Time was, being a bridesmaid meant springing for a dress and shoes, and maybe getting your hair and nails done. You’d probably be expected to chip in for a bridal shower, too.
Today, pastel satin bridesmaid dresses and matching Dyeables have given way to a much more complex — and expensive — proposition. The time and financial commitment can be huge and out of reach for many. There are pricey designer dresses, shoes, jewelry, hair, and makeup to pay for. There are engagement parties (plus gifts), extravagant bachelorette parties (which often involve travel and hotels, plus gifts), bridal showers (plus gifts), and bridal-party luncheons. And let’s not forget (increasingly popular) destination weddings, which mean hotels and airfare.
According to Weddington Way, a popular e-commerce site for bridesmaids, the average cost of being a bridesmaid in our area is $1,466, the highest in the nation. If you’ve got a lot of girlfriends, you may have to take on a second job just to pay for bridesmaid expenses!
So how can you ensure that your bridesmaids will want to be in your wedding, that it’ll be an honor and not a horror — and that they’ll still be talking to you after the nuptials? Be gracious, appreciative, and reasonable. Here’s how:
Be Upfront About Costs.
Don’t assume that your prospective bridesmaids can afford to be in your wedding; tell them what to expect before you ask them to commit.
Offer to Help With Expenses.
For instance, if you’re expecting your bridesmaids to have their hair and makeup done professionally, tell them you’ll pay for half. Or, as a gift, purchase the accessories you’d like them to wear.
Let Them Choose Their Dresses.
If you have a particular color scheme or style in mind, tell them — but let your bridesmaids take it from there.
Keep the bachelorette party local.
Do you really need to go to Vegas? Do you have to party for a whole weekend? Consider a fun girls’ night out at a club instead.
Have a Simple Shower.
Or consider a combo shower/bachelorette party, which will cut down on travel expenses and potential scheduling conflicts. If you want to go fancy on one, keep the other one simple. You don’t need to go all-out on both.
Have a “No Gifts” Stipulation.
Between your shower and your wedding, you’ll be receiving more gifts than you’ll know what to do with. Let your bridesmaids know that their participation is a gift — and so is their love and friendship.
If You’re Having a Destination Wedding…
Be especially mindful of other costs. Being part of a destination wedding is a huge undertaking for most people.

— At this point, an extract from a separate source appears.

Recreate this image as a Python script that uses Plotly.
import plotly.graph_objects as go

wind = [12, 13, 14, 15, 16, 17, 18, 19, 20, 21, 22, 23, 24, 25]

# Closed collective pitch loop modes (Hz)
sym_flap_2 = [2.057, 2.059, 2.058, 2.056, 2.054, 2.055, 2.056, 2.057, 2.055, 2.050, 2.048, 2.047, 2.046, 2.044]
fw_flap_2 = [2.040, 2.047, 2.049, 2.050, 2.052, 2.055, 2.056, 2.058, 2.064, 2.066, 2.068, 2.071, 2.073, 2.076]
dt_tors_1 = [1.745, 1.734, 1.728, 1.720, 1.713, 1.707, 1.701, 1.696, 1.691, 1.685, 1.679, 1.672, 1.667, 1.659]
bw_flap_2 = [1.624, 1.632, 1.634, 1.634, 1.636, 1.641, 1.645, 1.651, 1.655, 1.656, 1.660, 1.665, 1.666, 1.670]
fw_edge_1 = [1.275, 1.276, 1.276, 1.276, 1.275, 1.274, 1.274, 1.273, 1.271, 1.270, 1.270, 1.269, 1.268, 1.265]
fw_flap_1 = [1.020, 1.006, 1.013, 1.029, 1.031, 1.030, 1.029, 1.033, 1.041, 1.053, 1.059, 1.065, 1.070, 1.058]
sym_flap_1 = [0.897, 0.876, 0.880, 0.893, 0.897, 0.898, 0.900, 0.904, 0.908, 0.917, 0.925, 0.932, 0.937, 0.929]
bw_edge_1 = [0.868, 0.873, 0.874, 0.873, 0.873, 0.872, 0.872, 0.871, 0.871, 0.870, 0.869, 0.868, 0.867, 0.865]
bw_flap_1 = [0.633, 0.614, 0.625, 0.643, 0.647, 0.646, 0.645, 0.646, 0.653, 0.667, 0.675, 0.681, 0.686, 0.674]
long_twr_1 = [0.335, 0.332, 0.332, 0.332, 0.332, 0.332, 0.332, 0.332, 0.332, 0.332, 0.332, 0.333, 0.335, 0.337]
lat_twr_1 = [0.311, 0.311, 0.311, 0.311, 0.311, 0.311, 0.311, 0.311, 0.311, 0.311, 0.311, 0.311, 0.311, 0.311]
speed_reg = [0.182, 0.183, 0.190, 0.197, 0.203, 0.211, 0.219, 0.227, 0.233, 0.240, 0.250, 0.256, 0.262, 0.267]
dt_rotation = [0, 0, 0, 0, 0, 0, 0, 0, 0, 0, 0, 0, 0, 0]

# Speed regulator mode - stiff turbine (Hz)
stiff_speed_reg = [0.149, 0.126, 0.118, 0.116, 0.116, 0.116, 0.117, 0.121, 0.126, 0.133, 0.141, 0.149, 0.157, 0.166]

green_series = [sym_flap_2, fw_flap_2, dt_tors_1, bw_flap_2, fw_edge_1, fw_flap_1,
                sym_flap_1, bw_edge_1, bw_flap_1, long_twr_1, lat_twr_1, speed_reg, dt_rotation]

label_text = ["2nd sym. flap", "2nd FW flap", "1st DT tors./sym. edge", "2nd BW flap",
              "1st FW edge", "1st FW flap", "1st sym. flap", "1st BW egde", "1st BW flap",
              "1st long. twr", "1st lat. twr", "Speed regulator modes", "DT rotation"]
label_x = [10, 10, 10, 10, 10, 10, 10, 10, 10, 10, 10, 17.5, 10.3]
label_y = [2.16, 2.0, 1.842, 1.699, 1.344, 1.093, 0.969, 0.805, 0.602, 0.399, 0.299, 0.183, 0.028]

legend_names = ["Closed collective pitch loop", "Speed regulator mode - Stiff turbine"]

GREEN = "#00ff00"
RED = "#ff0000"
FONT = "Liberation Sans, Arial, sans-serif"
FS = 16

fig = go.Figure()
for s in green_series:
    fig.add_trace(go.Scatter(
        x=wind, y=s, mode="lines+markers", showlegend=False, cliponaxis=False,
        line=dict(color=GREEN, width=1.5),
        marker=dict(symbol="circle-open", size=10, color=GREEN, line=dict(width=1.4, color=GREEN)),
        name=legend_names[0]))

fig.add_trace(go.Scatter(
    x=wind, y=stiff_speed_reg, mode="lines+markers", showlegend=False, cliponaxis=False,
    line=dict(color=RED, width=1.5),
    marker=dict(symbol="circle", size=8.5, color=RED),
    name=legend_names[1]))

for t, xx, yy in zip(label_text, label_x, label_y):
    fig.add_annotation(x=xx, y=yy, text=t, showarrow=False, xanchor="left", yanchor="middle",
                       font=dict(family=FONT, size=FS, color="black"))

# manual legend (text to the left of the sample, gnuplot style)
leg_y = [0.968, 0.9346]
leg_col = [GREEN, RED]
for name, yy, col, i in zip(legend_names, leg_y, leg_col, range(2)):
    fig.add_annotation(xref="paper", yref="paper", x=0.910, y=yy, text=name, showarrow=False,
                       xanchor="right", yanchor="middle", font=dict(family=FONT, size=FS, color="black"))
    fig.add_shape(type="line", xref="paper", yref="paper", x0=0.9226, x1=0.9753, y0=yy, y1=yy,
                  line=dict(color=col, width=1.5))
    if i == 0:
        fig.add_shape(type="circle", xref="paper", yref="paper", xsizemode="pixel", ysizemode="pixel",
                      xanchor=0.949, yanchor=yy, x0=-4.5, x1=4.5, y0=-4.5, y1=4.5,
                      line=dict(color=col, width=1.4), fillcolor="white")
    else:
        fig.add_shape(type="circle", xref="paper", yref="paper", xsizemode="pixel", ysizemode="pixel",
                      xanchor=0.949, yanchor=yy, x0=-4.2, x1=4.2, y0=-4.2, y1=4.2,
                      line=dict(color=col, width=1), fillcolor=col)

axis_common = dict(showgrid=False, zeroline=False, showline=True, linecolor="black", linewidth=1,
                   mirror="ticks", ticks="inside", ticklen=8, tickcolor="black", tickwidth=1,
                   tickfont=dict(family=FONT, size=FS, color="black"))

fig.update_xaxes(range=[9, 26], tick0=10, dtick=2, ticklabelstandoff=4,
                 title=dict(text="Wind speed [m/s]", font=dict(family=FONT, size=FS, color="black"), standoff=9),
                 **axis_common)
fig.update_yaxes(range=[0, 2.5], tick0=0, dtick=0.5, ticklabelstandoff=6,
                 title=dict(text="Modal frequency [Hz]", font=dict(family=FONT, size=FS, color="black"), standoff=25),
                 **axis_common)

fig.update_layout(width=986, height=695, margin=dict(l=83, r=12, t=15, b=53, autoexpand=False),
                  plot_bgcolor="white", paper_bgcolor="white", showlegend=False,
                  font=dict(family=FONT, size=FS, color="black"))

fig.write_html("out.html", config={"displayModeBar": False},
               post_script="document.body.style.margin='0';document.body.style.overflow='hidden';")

Depending on your wedding locale, it can cost several hundred to several thousand dollars per bridesmaid when all is said and done. Either cut something else out that bridesmaids generally pay for, offer to pay for one aspect of the trip (airfare or hotels), or pick up the tab for the trip outright. If you can’t afford to do this, chances are your bridesmaids can’t, either.